_SHORT TASK:_ Scan the lines below for the string "script" and copy every one that has it.

_SUPPLIED ENTRIES:_
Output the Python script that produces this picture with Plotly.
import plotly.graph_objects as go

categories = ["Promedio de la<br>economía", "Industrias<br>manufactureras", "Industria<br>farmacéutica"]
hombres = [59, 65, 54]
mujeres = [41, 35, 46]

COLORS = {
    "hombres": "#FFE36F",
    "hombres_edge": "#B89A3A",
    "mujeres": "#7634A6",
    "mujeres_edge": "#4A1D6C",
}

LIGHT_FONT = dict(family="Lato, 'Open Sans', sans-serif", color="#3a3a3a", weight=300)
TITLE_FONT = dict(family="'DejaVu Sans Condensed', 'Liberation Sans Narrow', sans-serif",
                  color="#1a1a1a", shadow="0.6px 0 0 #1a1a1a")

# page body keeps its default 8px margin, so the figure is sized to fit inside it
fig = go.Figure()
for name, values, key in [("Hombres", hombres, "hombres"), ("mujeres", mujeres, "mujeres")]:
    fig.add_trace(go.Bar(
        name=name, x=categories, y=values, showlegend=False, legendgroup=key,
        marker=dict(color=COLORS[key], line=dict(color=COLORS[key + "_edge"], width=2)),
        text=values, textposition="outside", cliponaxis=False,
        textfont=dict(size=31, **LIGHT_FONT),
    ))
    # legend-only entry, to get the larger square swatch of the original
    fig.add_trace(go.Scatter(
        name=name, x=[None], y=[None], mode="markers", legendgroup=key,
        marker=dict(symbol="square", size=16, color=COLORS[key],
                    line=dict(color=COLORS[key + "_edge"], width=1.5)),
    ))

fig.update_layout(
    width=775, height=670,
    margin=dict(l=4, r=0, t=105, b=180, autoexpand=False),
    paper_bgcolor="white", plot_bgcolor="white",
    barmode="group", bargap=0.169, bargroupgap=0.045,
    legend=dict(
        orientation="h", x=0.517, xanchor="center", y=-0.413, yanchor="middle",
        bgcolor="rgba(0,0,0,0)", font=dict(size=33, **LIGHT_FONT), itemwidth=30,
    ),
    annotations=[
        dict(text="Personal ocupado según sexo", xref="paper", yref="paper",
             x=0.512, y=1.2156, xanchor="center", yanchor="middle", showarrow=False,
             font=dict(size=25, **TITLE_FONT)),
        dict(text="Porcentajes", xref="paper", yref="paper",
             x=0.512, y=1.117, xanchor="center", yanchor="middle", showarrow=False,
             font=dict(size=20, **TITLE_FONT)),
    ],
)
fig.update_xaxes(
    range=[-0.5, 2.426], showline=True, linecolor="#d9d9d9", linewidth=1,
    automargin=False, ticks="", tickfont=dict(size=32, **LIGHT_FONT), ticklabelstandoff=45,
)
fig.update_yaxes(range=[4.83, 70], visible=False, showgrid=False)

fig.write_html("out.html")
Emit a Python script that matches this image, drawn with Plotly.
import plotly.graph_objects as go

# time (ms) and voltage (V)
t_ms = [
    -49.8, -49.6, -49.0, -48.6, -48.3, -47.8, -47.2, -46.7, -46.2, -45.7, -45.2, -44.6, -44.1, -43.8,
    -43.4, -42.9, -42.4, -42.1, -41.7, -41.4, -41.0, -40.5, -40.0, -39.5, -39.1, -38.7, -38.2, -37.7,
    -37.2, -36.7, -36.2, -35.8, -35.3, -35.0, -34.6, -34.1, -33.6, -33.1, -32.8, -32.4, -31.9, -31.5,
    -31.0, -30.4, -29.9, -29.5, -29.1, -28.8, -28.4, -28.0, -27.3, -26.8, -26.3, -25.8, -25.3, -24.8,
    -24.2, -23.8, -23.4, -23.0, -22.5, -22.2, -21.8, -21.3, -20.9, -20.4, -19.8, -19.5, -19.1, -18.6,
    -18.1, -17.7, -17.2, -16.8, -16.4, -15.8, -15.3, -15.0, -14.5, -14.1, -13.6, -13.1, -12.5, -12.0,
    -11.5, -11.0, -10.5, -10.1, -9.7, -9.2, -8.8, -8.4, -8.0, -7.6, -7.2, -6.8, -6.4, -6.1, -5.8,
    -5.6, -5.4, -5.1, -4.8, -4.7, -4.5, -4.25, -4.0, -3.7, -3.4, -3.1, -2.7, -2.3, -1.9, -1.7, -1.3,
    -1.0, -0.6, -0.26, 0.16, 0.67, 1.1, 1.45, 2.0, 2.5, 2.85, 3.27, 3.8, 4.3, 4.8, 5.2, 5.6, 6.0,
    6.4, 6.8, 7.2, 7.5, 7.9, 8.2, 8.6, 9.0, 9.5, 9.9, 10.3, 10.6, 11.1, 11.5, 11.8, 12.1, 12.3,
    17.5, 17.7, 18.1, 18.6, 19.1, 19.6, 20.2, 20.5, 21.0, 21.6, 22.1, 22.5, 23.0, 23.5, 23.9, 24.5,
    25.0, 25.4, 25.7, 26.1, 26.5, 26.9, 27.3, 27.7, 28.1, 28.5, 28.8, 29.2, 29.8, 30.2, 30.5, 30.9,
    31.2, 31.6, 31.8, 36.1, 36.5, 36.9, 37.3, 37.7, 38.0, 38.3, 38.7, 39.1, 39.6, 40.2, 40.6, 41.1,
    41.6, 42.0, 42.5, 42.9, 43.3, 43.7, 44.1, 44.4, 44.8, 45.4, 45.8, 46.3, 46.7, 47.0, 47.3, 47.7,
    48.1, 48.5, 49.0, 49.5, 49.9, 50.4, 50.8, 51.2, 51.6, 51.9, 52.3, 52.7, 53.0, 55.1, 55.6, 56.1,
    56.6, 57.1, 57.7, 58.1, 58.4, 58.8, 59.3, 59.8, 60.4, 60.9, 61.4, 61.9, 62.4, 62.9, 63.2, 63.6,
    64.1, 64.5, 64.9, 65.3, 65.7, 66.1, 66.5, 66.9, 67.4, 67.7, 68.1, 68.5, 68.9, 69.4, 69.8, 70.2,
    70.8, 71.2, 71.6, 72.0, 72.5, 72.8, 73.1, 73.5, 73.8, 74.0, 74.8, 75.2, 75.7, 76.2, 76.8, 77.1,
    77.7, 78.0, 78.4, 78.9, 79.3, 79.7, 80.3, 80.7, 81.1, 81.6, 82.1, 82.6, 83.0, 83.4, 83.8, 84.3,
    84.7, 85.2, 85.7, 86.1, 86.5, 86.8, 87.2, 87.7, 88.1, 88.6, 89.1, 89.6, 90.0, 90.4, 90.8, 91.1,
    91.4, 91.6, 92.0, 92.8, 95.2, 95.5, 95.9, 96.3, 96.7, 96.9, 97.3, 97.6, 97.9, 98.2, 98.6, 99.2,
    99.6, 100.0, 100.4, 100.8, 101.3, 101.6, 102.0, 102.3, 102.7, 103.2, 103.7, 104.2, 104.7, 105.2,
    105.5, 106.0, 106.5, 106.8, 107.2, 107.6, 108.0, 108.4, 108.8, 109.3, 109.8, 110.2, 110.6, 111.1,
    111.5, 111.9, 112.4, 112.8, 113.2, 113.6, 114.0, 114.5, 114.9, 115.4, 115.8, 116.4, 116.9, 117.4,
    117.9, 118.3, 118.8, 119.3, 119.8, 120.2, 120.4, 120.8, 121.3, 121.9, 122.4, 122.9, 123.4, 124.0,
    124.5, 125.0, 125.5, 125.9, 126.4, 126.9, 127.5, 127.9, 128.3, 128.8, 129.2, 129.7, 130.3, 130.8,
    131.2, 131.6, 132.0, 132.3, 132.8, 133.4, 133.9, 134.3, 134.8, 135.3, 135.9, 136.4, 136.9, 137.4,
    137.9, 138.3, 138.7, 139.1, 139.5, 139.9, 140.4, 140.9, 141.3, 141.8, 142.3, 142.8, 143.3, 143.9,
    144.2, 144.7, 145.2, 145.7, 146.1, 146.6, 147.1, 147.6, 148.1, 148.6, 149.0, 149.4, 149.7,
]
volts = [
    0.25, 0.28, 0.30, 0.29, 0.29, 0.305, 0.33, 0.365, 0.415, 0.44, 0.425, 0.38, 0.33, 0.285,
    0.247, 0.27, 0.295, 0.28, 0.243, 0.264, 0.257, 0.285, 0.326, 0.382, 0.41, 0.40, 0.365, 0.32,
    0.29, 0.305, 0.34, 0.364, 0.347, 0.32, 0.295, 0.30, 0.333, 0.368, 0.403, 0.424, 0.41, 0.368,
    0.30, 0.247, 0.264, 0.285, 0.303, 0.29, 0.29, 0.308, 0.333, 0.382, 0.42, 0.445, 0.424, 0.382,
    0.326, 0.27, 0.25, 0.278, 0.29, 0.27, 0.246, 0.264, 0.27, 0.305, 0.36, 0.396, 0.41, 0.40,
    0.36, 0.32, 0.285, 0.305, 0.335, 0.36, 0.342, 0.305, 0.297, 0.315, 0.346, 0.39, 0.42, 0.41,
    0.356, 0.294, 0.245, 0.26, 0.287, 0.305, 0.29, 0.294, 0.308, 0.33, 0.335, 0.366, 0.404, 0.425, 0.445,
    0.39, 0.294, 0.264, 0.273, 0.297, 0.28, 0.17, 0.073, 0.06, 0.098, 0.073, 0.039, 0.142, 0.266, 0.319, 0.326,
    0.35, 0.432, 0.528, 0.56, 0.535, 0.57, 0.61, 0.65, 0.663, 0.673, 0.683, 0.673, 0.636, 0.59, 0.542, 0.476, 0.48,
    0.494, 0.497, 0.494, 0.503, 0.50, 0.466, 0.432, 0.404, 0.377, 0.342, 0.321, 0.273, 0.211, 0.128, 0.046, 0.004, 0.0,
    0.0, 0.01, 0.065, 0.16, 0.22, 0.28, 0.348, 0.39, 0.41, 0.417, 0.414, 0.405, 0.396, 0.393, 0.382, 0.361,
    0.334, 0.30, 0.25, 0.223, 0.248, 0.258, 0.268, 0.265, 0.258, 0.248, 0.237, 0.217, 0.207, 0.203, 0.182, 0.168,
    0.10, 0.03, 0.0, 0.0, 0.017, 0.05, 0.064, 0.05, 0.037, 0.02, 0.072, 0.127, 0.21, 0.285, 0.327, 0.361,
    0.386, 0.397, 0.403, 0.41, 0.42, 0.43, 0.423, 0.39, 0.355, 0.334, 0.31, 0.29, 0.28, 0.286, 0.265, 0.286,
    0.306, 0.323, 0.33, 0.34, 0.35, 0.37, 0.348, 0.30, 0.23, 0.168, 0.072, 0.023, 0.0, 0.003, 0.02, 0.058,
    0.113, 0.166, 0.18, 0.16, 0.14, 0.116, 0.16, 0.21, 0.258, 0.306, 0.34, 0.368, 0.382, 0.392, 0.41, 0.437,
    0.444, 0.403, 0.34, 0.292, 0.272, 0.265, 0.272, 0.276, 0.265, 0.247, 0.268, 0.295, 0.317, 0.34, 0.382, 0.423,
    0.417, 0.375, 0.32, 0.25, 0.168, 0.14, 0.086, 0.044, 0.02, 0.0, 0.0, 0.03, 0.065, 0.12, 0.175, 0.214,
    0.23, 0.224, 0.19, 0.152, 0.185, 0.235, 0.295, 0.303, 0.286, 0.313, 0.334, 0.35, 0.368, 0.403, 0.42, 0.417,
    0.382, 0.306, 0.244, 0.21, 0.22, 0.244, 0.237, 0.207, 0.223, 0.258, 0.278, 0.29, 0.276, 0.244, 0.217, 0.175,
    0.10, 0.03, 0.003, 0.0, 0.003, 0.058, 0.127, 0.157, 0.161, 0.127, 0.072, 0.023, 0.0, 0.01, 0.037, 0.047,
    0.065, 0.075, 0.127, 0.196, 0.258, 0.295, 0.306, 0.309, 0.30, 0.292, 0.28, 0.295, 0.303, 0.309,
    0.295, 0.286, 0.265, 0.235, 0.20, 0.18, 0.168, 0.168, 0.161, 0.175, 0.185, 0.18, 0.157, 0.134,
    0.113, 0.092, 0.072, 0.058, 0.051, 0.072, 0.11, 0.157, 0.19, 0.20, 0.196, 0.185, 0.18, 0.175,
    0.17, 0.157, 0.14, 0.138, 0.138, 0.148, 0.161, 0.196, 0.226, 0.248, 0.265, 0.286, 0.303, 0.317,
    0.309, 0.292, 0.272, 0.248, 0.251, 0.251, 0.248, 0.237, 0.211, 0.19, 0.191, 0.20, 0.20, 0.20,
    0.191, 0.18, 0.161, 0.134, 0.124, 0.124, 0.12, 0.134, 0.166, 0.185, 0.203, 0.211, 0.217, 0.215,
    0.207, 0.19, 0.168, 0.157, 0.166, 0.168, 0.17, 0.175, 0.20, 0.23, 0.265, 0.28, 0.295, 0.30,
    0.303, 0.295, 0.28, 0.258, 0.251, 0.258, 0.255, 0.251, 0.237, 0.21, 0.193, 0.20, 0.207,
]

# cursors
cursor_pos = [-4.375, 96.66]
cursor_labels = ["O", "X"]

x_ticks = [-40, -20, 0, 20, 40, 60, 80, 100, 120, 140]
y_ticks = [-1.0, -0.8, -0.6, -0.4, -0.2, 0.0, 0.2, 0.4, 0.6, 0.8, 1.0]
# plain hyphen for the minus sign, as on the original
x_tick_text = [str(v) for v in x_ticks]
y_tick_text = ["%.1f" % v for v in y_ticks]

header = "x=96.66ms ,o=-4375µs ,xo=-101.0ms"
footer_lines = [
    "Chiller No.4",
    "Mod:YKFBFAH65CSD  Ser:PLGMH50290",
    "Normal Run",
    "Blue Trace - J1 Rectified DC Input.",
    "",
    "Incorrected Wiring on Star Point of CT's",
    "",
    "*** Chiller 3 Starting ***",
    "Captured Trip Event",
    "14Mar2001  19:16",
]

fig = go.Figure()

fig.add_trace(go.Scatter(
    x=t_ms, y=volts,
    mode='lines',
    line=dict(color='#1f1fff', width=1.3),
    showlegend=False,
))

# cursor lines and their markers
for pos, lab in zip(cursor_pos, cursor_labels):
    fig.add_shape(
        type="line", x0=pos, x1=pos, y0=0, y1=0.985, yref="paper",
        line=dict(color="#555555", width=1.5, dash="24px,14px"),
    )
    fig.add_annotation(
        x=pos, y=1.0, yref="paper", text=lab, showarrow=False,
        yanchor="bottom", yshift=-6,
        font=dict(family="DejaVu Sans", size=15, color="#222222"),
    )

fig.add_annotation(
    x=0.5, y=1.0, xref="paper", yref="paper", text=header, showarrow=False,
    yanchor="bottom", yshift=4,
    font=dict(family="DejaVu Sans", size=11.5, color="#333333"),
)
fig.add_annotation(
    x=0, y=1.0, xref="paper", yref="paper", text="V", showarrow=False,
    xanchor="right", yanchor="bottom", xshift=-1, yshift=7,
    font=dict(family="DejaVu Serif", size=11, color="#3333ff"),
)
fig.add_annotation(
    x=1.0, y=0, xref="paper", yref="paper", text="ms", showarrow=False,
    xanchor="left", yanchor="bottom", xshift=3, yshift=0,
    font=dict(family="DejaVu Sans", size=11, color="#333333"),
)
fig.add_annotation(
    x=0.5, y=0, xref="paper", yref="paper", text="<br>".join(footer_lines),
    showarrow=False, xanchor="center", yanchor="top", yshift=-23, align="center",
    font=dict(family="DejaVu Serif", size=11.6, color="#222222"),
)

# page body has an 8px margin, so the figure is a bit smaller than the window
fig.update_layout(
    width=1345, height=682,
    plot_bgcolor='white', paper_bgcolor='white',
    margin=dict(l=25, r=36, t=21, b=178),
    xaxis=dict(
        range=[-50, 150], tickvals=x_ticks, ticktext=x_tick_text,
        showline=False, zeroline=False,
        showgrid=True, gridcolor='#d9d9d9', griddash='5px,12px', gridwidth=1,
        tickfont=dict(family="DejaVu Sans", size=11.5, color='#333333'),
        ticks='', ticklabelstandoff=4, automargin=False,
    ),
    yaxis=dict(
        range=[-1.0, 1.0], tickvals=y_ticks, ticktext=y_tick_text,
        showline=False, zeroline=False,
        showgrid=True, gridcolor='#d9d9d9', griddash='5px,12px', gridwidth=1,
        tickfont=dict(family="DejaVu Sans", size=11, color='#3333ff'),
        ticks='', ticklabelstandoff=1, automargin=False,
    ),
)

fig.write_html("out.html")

_TASK OUTPUT:_
Output the Python script that produces this picture with Plotly.
Emit a Python script that matches this image, drawn with Plotly.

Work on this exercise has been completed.